4. As Milosz witnessed, why was becoming a communist a difficult decision?
(a) A person renounced his sense of personality.
(b) A person became subject to the whims of the bourgeois.
(c) A person gave up all his personal property.
(d) A person renounced his sense of nationalism.

5. While talking to Beker, who is about to be burned at the crematorium because he is too weak to work, what is Beta's attitude?
(a) Agitated and sad.
(b) Calm and detached.
(c) Malicious.
(d) Fearful of his own life.

Short Answer Questions

1. Why did Beta's writing assert that communism was salvation?

2. As Chapter 8 briefly explains, how does the State regard the propertied class?

3. In Chapter 5, how is Beta characterized?

4. How were Gamma's interactions with people characterized?
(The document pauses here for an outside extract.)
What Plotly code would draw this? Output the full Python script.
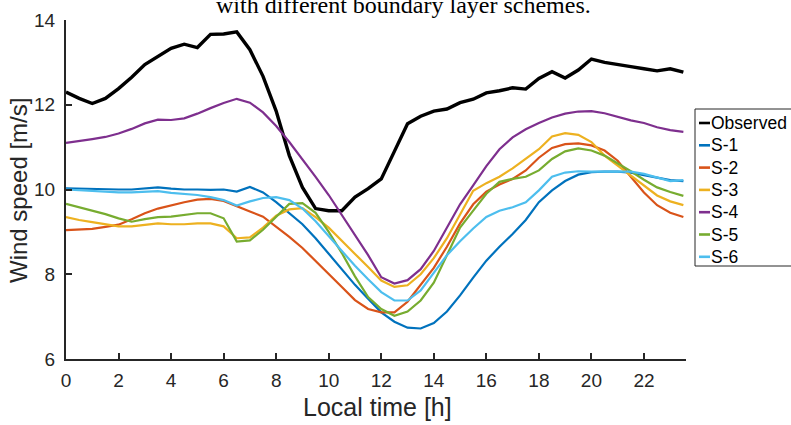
import plotly.graph_objects as go

hours = [i * 0.5 for i in range(48)]

observed = [12.3, 12.15, 12.03, 12.15, 12.38, 12.65, 12.95, 13.15, 13.33, 13.43, 13.35, 13.66,
            13.67, 13.72, 13.3, 12.67, 11.85, 10.8, 10.05, 9.55, 9.5, 9.5, 9.82, 10.02,
            10.25, 10.9, 11.55, 11.73, 11.85, 11.9, 12.05, 12.13, 12.28, 12.33, 12.4, 12.37,
            12.62, 12.78, 12.63, 12.82, 13.08, 13.0, 12.96, 12.9, 12.85, 12.8, 12.85, 12.77]
s1 = [10.03, 10.02, 10.01, 10.0, 10.0, 10.0, 10.02, 10.05, 10.02, 10.0, 10.0, 9.99,
      10.0, 9.95, 10.06, 9.93, 9.7, 9.45, 9.18, 8.85, 8.48, 8.1, 7.75, 7.42,
      7.1, 6.88, 6.74, 6.72, 6.85, 7.12, 7.5, 7.92, 8.32, 8.65, 8.95, 9.28,
      9.7, 9.98, 10.2, 10.35, 10.41, 10.42, 10.42, 10.4, 10.34, 10.28, 10.22, 10.2]
s2 = [9.04, 9.05, 9.07, 9.12, 9.17, 9.3, 9.44, 9.55, 9.63, 9.7, 9.76, 9.78,
      9.73, 9.6, 9.48, 9.36, 9.13, 8.88, 8.62, 8.32, 8.0, 7.7, 7.39, 7.18,
      7.1, 7.1, 7.35, 7.75, 8.15, 8.65, 9.2, 9.65, 9.95, 10.12, 10.25, 10.45,
      10.75, 10.98, 11.07, 11.09, 11.04, 10.92, 10.68, 10.3, 9.93, 9.63, 9.45, 9.35]
s3 = [9.35, 9.28, 9.23, 9.18, 9.13, 9.13, 9.17, 9.2, 9.18, 9.18, 9.2, 9.2,
      9.13, 8.85, 8.87, 9.1, 9.38, 9.53, 9.56, 9.35, 9.1, 8.8, 8.48, 8.17,
      7.85, 7.7, 7.74, 8.0, 8.38, 8.85, 9.4, 9.97, 10.15, 10.3, 10.5, 10.72,
      10.95, 11.25, 11.33, 11.29, 11.12, 10.8, 10.56, 10.33, 10.1, 9.86, 9.72, 9.63]
s4 = [11.1, 11.14, 11.19, 11.24, 11.32, 11.43, 11.56, 11.65, 11.64, 11.68, 11.79, 11.92,
      12.04, 12.14, 12.05, 11.82, 11.5, 11.12, 10.72, 10.3, 9.87, 9.4, 8.92, 8.45,
      7.93, 7.78, 7.86, 8.12, 8.55, 9.1, 9.65, 10.1, 10.55, 10.95, 11.23, 11.42,
      11.57, 11.7, 11.79, 11.84, 11.85, 11.8, 11.72, 11.63, 11.57, 11.47, 11.4, 11.36]
s5 = [9.66, 9.58, 9.51, 9.42, 9.32, 9.24, 9.3, 9.35, 9.36, 9.4, 9.44, 9.44,
      9.32, 8.77, 8.8, 9.05, 9.35, 9.66, 9.68, 9.45, 9.0, 8.5, 7.95, 7.46,
      7.18, 7.02, 7.12, 7.38, 7.8, 8.45, 9.1, 9.5, 9.9, 10.18, 10.25, 10.3,
      10.45, 10.72, 10.9, 10.97, 10.92, 10.8, 10.62, 10.43, 10.23, 10.05, 9.94, 9.85]
s6 = [10.0, 9.98, 9.96, 9.94, 9.93, 9.93, 9.95, 9.96, 9.92, 9.9, 9.87, 9.82,
      9.75, 9.62, 9.72, 9.8, 9.82, 9.75, 9.55, 9.25, 8.9, 8.55, 8.2, 7.88,
      7.58, 7.38, 7.38, 7.62, 8.05, 8.45, 8.78, 9.08, 9.35, 9.5, 9.58, 9.7,
      9.98, 10.3, 10.4, 10.43, 10.42, 10.42, 10.43, 10.42, 10.37, 10.29, 10.2, 10.22]

names = ["Observed", "S-1", "S-2", "S-3", "S-4", "S-5", "S-6"]
series = [observed, s1, s2, s3, s4, s5, s6]
colors = ["#000000", "#0072BD", "#D95319", "#EDB120", "#7E2F8E", "#77AC30", "#4DBEEE"]
widths = [3.4, 2.2, 2.2, 2.2, 2.2, 2.2, 2.2]

x_ticks = list(range(0, 23, 2))
y_ticks = [6, 8, 10, 12, 14]

W, H = 791, 425
L, R, T, B = 66, 686, 20, 359


def px(p):
    return (p - L) / (R - L)


def py(p):
    return (B - p) / (B - T)


fig = go.Figure()
for n, s, c, w in zip(names, series, colors, widths):
    fig.add_trace(go.Scatter(x=hours, y=s, mode="lines", name=n, showlegend=False,
                             line=dict(color=c, width=w)))

axcol = "#262626"
fig.update_layout(
    width=W, height=H,
    margin=dict(l=L, r=W - R, t=T, b=H - B, autoexpand=False),
    paper_bgcolor="white", plot_bgcolor="white",
    font=dict(family="Arial, Liberation Sans, sans-serif", color=axcol, size=19),
    showlegend=False,
    xaxis=dict(range=[0, 23.6], tickvals=x_ticks, ticktext=[str(v) for v in x_ticks],
               showgrid=False, zeroline=False, showline=True, linecolor=axcol, linewidth=2,
               ticks="inside", ticklen=6, tickwidth=2, tickcolor=axcol,
               tickfont=dict(size=19), ticklabelstandoff=3),
    yaxis=dict(range=[6, 14], tickvals=y_ticks, ticktext=[str(v) for v in y_ticks],
               showgrid=False, zeroline=False, showline=True, linecolor=axcol, linewidth=2,
               ticks="inside", ticklen=6, tickwidth=2, tickcolor=axcol,
               tickfont=dict(size=19), ticklabelstandoff=5),
)

# axis titles
fig.add_annotation(text="Local time [h]", xref="paper", yref="paper", x=px(378), y=py(407),
                   xanchor="center", yanchor="middle", showarrow=False,
                   font=dict(size=25, color=axcol))
fig.add_annotation(text="Wind speed [m/s]", xref="paper", yref="paper", x=px(18), y=py(191),
                   xanchor="center", yanchor="middle", showarrow=False, textangle=-90,
                   font=dict(size=24, color=axcol))

# clipped caption line at the very top
fig.add_annotation(text="with different boundary layer schemes.", xref="paper", yref="paper",
                   x=px(403), y=py(20), xanchor="center", yanchor="bottom",
                   showarrow=False,
                   font=dict(family="Liberation Serif, Times New Roman, serif", size=24, color="#000000"))

# legend (MATLAB style, short line samples)
leg_top, leg_bot, leg_left = 109, 266, 695
fig.add_shape(type="rect", xref="paper", yref="paper",
              x0=px(leg_left), x1=px(800), y0=py(leg_bot), y1=py(leg_top),
              line=dict(color=axcol, width=1), fillcolor="white", layer="above")
for i, (n, c) in enumerate(zip(names, colors)):
    yc = 123 + 22.3 * i
    fig.add_shape(type="line", xref="paper", yref="paper",
                  x0=px(699), x1=px(710), y0=py(yc), y1=py(yc),
                  line=dict(color=c, width=2.6), layer="above")
    fig.add_annotation(text=n, xref="paper", yref="paper", x=px(710), y=py(yc),
                       xanchor="left", yanchor="middle", showarrow=False,
                       font=dict(size=17.5, color="#000000"), borderpad=0)

fig.write_html("out.html")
5. In the concentration camp, what kind of life does Beta lead?

Short Essay Questions

1. Beta saw life only in terms of society rather than in terms of individual man. How was this his downfall?

2. Rather than blaming these four men for the choices they made, Milosz says they were slaves to history. How is this true?

3. Milosz writes that Delta could not (or would not) distinguish between truth and fable, even in his personal life. Is this the kind of mind the Party would have wanted?

4. Eventually Delta's poems became something of a dream, unreal. How was this inevitable?

5. Nearly six years of Nazi rule had radically changed people's ideas of private property. Did this help or harm the communist idea of common property?

6. In Chapter VIII, Milosz takes on the tone of a communist to describe the evils of the various classes. How is this more powerful than a mere description?

7. How does the party's definition of a reactionary reduce him to a comic level?

8. Milosz opens Chapter VI with a description of Vilna as it existed during his childhood. Is this simply to introduce Gamma or is there another reason?

9. How were Beta and the people of his generation fallen into dark hopelessness?

10. Milosz states that the goals of the workers are far different from those of the state. How is this so?